By Lisa Scottoline
Marco, Sandro and Elisabetta’s carefree lives as teenagers is about to change. Still in high school, one dreams of becoming a writer, one dreams of becoming a scholar and the other dreams of becoming more than the cyclist his father wants him to become. The love triangle between the three creates a bit of tension and a lot of playful flirting. But it is 1937, and unbeknownst to them, Italy is on the verge of war. This will dash their dreams and take away everything, even loved ones, in a tragic turn of fate.
Survival is paramount. It is growing harder to find essentials as the war begins. While Marco and Elizabetta are struggling, things are exponentially harder for Sandro. He and his family are Jewish. When the Nazis arrive, many in their community will lose their jobs, homes and lives. The three friends are thrust apart by the war and by the choices they have made. At the beginning of the novel, the reader knows that at least one of them has survived. But what about the other two? You must read it to find out.
The plot is an engaging mix of true history and fiction. It reads like a novel, fast-paced and very interesting. But the underlying chill of the war, death and devastation is very real both in life and on the page. It is very sobering.
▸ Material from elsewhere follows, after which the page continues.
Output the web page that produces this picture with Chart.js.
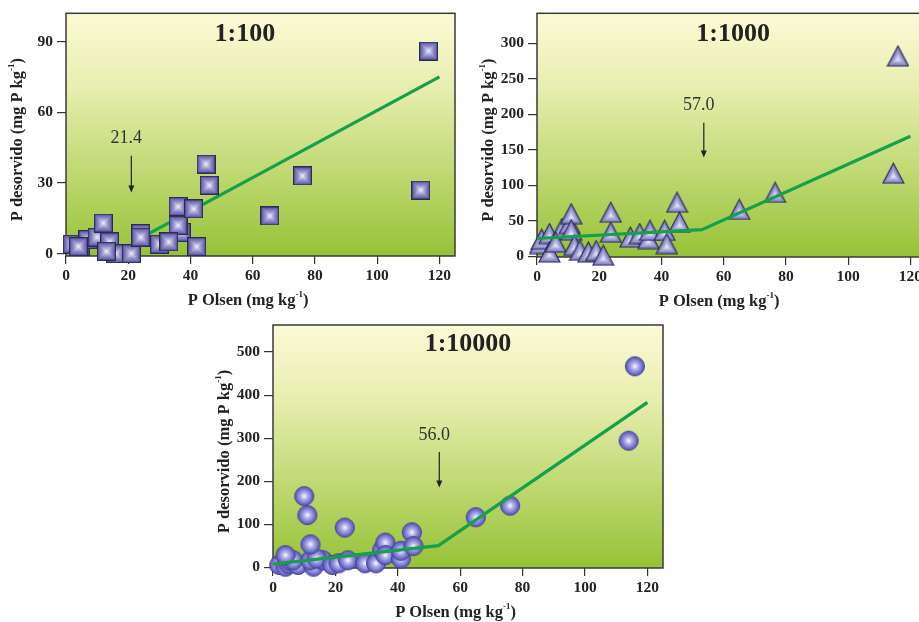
<!DOCTYPE html>
<html>
<head>
<meta charset="utf-8">
<script src="https://cdn.jsdelivr.net/npm/chart.js@4.4.0/dist/chart.umd.min.js"></script>
<style>
  html, body { margin: 0; padding: 0; background: #fff; overflow: hidden; width: 919px; height: 622px; }
  .box { position: absolute; }
</style>
</head>
<body>
<div class="box" style="left:0px;top:0px;width:466px;height:315px"><canvas id="c100"></canvas></div>
<div class="box" style="left:460px;top:0px;width:477px;height:315px"><canvas id="c1000"></canvas></div>
<div class="box" style="left:200px;top:308px;width:474px;height:314px"><canvas id="c10000"></canvas></div>
<script>
// shared x ticks (P Olsen, mg/kg)
const xTicks = [0, 20, 40, 60, 80, 100, 120];

// 1:100
const yTicks100 = [0, 30, 60, 90];
const olsen100  = [2, 4.5, 7, 10, 4, 14, 12, 16, 13, 21, 24, 24, 30, 37, 36, 33, 42, 36, 41, 45, 46, 65.5, 76, 114, 116.5];
const desorb100 = [4, 3, 6, 7, 3, 5, 13, 0, 1, 0, 8.5, 7, 4, 9, 12, 5, 3, 20, 19, 38, 29, 16, 33, 27, 86];
const fitX100 = [21.4, 120];
const fitY100 = [4.8, 75];

// 1:1000
const yTicks1000 = [0, 50, 100, 150, 200, 250, 300];
const olsen1000  = [1, 1.5, 4, 4, 8, 6, 10.5, 11, 11, 12, 13.8, 16.5, 19, 21.3, 23.7, 23.7, 30, 33, 35.8, 36.3, 41, 41.7, 45, 45.8, 65, 76.5, 114.5, 116];
const desorb1000 = [18, 24, 32, 6, 39, 20, 46, 60, 37, 15.5, 8.4, 6, 8, 1.4, 34, 62, 27, 32, 25, 36.5, 36.5, 18, 76, 48, 66, 90, 117, 282];
const fitX1000 = [0, 53, 120];
const fitY1000 = [25, 37.5, 169];

// 1:10000
const yTicks10000 = [0, 100, 200, 300, 400, 500];
const olsen10000  = [2, 4, 5, 5.5, 8, 6.5, 4, 13, 12, 16, 14, 19, 21, 24, 12, 11, 10, 23, 29.5, 33, 35, 36, 36, 41, 41, 44.5, 45, 65, 76, 114, 116];
const desorb10000 = [5, 1, 8, 15, 5, 16, 28, 1, 16, 16, 20, 5, 9, 16, 53, 121, 165, 92, 9, 9, 40, 57, 28, 20, 38, 81, 49, 116, 143, 294, 467];
const fitX10000 = [0, 53, 120];
const fitY10000 = [7, 50, 383];

const SERIF = '"Liberation Serif", "DejaVu Serif", serif';

function pairs(xs, ys) { return xs.map((x, i) => ({ x: x, y: ys[i] })); }

function mix(a, b, t) {
  return 'rgb(' + a.map((v, i) => Math.round(v + (b[i] - v) * t)).join(',') + ')';
}

// marker images
function squareMarker(size) {
  const c = document.createElement('canvas');
  c.width = c.height = size;
  const g = c.getContext('2d');
  const half = size / 2;
  for (let i = 0; i < half; i++) {
    const t = Math.pow(i / half, 1.5);
    g.fillStyle = mix([100, 96, 178], [255, 255, 255], t);
    g.fillRect(i, i, size - 2 * i, size - 2 * i);
  }
  g.strokeStyle = '#2c2a4e';
  g.lineWidth = 1.2;
  g.strokeRect(0.6, 0.6, size - 1.2, size - 1.2);
  return c;
}

function triangleMarker(w, h) {
  const c = document.createElement('canvas');
  c.width = w + 2; c.height = h + 2;
  const g = c.getContext('2d');
  const cx = (w + 2) / 2, top = 1, bot = h + 1;
  const cy = bot - (bot - top) / 3;
  const steps = 12;
  for (let i = 0; i < steps; i++) {
    const k = 1 - i / steps;
    g.fillStyle = mix([128, 126, 198], [248, 248, 255], Math.pow(i / steps, 1.4));
    g.beginPath();
    g.moveTo(cx, cy + (top - cy) * k);
    g.lineTo(cx + (1 - cx) * k, cy + (bot - cy) * k);
    g.lineTo(cx + (w + 1 - cx) * k, cy + (bot - cy) * k);
    g.closePath();
    g.fill();
  }
  g.strokeStyle = '#2a2950';
  g.lineWidth = 1.1;
  g.beginPath();
  g.moveTo(cx, top); g.lineTo(1, bot); g.lineTo(w + 1, bot); g.closePath();
  g.stroke();
  return c;
}

function circleMarker(d) {
  const c = document.createElement('canvas');
  c.width = c.height = d + 2;
  const g = c.getContext('2d');
  const r = d / 2, cx = r + 1;
  const grd = g.createRadialGradient(cx, cx, 0, cx, cx, r);
  grd.addColorStop(0, '#ffffff');
  grd.addColorStop(0.3, '#b8b7ea');
  grd.addColorStop(0.75, '#716ecb');
  grd.addColorStop(1, '#5855b4');
  g.fillStyle = grd;
  g.beginPath(); g.arc(cx, cx, r - 0.5, 0, Math.PI * 2); g.fill();
  g.strokeStyle = '#3f3d9a';
  g.lineWidth = 1;
  g.stroke();
  return c;
}

// background, frame, axis titles, panel label, arrow annotation
const decor = {
  id: 'decor',
  beforeDatasetsDraw(chart, args, o) {
    const a = chart.chartArea, ctx = chart.ctx;
    const grd = ctx.createLinearGradient(0, a.top, 0, a.bottom);
    grd.addColorStop(0, '#fcfad6');
    grd.addColorStop(0.3, '#e8eeb0');
    grd.addColorStop(0.65, '#c0d974');
    grd.addColorStop(1, '#96c236');
    ctx.save();
    ctx.fillStyle = grd;
    ctx.fillRect(a.left, a.top, a.right - a.left, a.bottom - a.top);
    ctx.strokeStyle = '#3a3a3a';
    ctx.lineWidth = 1.5;
    ctx.strokeRect(a.left, a.top, a.right - a.left, a.bottom - a.top);
    ctx.restore();
  },
  afterDraw(chart, args, o) {
    const a = chart.chartArea, ctx = chart.ctx;
    const xs = chart.scales.x, ys = chart.scales.y;
    ctx.save();
    ctx.fillStyle = '#222';
    // panel label
    ctx.font = 'bold 26px ' + SERIF;
    ctx.textAlign = 'center';
    ctx.textBaseline = 'middle';
    ctx.fillText(o.label, xs.getPixelForValue(o.labelAt[0]), ys.getPixelForValue(o.labelAt[1]));
    // arrow annotation
    const ax = xs.getPixelForValue(o.arrow.x);
    ctx.fillStyle = '#333';
    ctx.font = '18px ' + SERIF;
    ctx.fillText(o.arrow.text, xs.getPixelForValue(o.arrow.textX), ys.getPixelForValue(o.arrow.textY));
    const y0 = ys.getPixelForValue(o.arrow.from), y1 = ys.getPixelForValue(o.arrow.to);
    ctx.strokeStyle = '#222';
    ctx.lineWidth = 1.2;
    ctx.beginPath(); ctx.moveTo(ax, y0); ctx.lineTo(ax, y1 - 4); ctx.stroke();
    ctx.fillStyle = '#222';
    ctx.beginPath(); ctx.moveTo(ax - 3, y1 - 7); ctx.lineTo(ax + 3, y1 - 7); ctx.lineTo(ax, y1); ctx.closePath(); ctx.fill();
    // axis titles with superscript
    ctx.fillStyle = '#222';
    drawSup(ctx, 'P Olsen (mg kg', '-1', ')', xs.getPixelForValue(58.5), a.bottom + 45);
    ctx.translate(a.left - 48, (a.top + a.bottom) / 2 + 5);
    ctx.rotate(-Math.PI / 2);
    drawSup(ctx, 'P desorvido (mg P kg', '-1', ')', 0, 0);
    ctx.restore();
  }
};

function drawSup(ctx, pre, sup, post, cx, cy) {
  const big = 'bold 16.5px ' + SERIF, small = 'bold 9px ' + SERIF;
  ctx.font = big; const w1 = ctx.measureText(pre).width, w3 = ctx.measureText(post).width;
  ctx.font = small; const w2 = ctx.measureText(sup).width;
  let x = cx - (w1 + w2 + w3) / 2;
  ctx.textAlign = 'left';
  ctx.textBaseline = 'middle';
  ctx.font = big; ctx.fillText(pre, x, cy); x += w1;
  ctx.font = small; ctx.fillText(sup, x, cy - 6); x += w2;
  ctx.font = big; ctx.fillText(post, x, cy);
}

function buildChart(id, p) {
  const pts = {
    type: 'scatter',
    data: pairs(p.xs, p.ys),
    pointStyle: p.marker,
    pointRadius: 10,
    pointHoverRadius: 10,
    clip: false
  };
  const fit = {
    type: 'line',
    data: pairs(p.fitX, p.fitY),
    borderColor: '#16a04a',
    borderWidth: 3.2,
    pointRadius: 0,
    fill: false,
    tension: 0
  };
  const datasets = p.lineOnTop ? [fit, pts] : [pts, fit];
  return new Chart(document.getElementById(id), {
    type: 'scatter',
    data: { datasets: datasets },
    options: {
      responsive: true,
      maintainAspectRatio: false,
      animation: false,
      events: [],
      layout: { padding: p.padding },
      plugins: {
        legend: { display: false },
        tooltip: { enabled: false },
        decor: p.decor
      },
      scales: {
        x: {
          type: 'linear', min: 0, max: 125,
          afterBuildTicks: s => { s.ticks = xTicks.map(v => ({ value: v })); },
          afterFit: s => { s.height = p.xHeight; },
          grid: { drawOnChartArea: false, tickLength: 8, color: '#333', lineWidth: 1.2 },
          border: { display: false },
          ticks: { color: '#222', padding: 3, font: { family: SERIF, size: 15.5, weight: 'bold' } }
        },
        y: {
          type: 'linear', min: p.yMin, max: p.yMax,
          afterBuildTicks: s => { s.ticks = p.yTicks.map(v => ({ value: v })); },
          afterFit: s => { s.width = p.yWidth; },
          grid: { drawOnChartArea: false, tickLength: 9, color: '#333', lineWidth: 1.2 },
          border: { display: false },
          ticks: { color: '#222', padding: 4, font: { family: SERIF, size: 15.5, weight: 'bold' } }
        }
      }
    },
    plugins: [decor]
  });
}

buildChart('c100', {
  xs: olsen100, ys: desorb100, fitX: fitX100, fitY: fitY100,
  marker: squareMarker(19), lineOnTop: false,
  yTicks: yTicks100, yMin: -1, yMax: 102,
  padding: { top: 13, right: 3, left: 0, bottom: 0 }, yWidth: 66, xHeight: 59,
  decor: { label: '1:100', labelAt: [57.5, 93],
           arrow: { text: '21.4', textX: 19.4, textY: 49, x: 21, from: 41.5, to: 26 } }
});

buildChart('c1000', {
  xs: olsen1000, ys: desorb1000, fitX: fitX1000, fitY: fitY1000,
  marker: triangleMarker(21, 20), lineOnTop: true,
  yTicks: yTicks1000, yMin: -1, yMax: 342,
  padding: { top: 13, right: 0.5, left: 0, bottom: 0 }, yWidth: 77, xHeight: 58,
  decor: { label: '1:1000', labelAt: [63, 313],
           arrow: { text: '57.0', textX: 52, textY: 213, x: 53.6, from: 188, to: 139 } }
});

buildChart('c10000', {
  xs: olsen10000, ys: desorb10000, fitX: fitX10000, fitY: fitY10000,
  marker: circleMarker(20), lineOnTop: true,
  yTicks: yTicks10000, yMin: -2, yMax: 563,
  padding: { top: 17, right: 3, left: 0, bottom: 0 }, yWidth: 73, xHeight: 54,
  decor: { label: '1:10000', labelAt: [62.5, 518],
           arrow: { text: '56.0', textX: 51.7, textY: 307, x: 53.3, from: 268, to: 185 } }
});
</script>
</body>
</html>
The characters are interesting and not always likeable, but I feel that is the author’s intent. Life doesn’t always have a happily ever after, but the characters growth and changes during the course of the war are realistic. The ending is very satisfying, staying with the reader long after the last pages are read.
Ms. Scottoline has skillfully taken us back into these dark times in Italy. She has carefully researched, bringing the reader into the events that happen with her realistic characters. Be sure to read her author’s note at the end of the book. There she differentiates between fiction and fact in the novel. Most of the characters are fiction. She states: “But much of what transpires in these pages is true to the past”. It is heart wrenching to read about Jewish families being rounded up and sent to Auschwitz like cattle, especially knowing that this is history, not fiction. But it is also a story that must be told so it is never forgotten or repeated.
I am a huge fan of Lisa Scottoline, having read many of her books. She is the best-selling, award winning author of over 30 books, and is known for her fabulous legal thrillers. There is a reason she is the beloved of many. Eternal is different than her other books, but is not to be missed; I highly recommend it.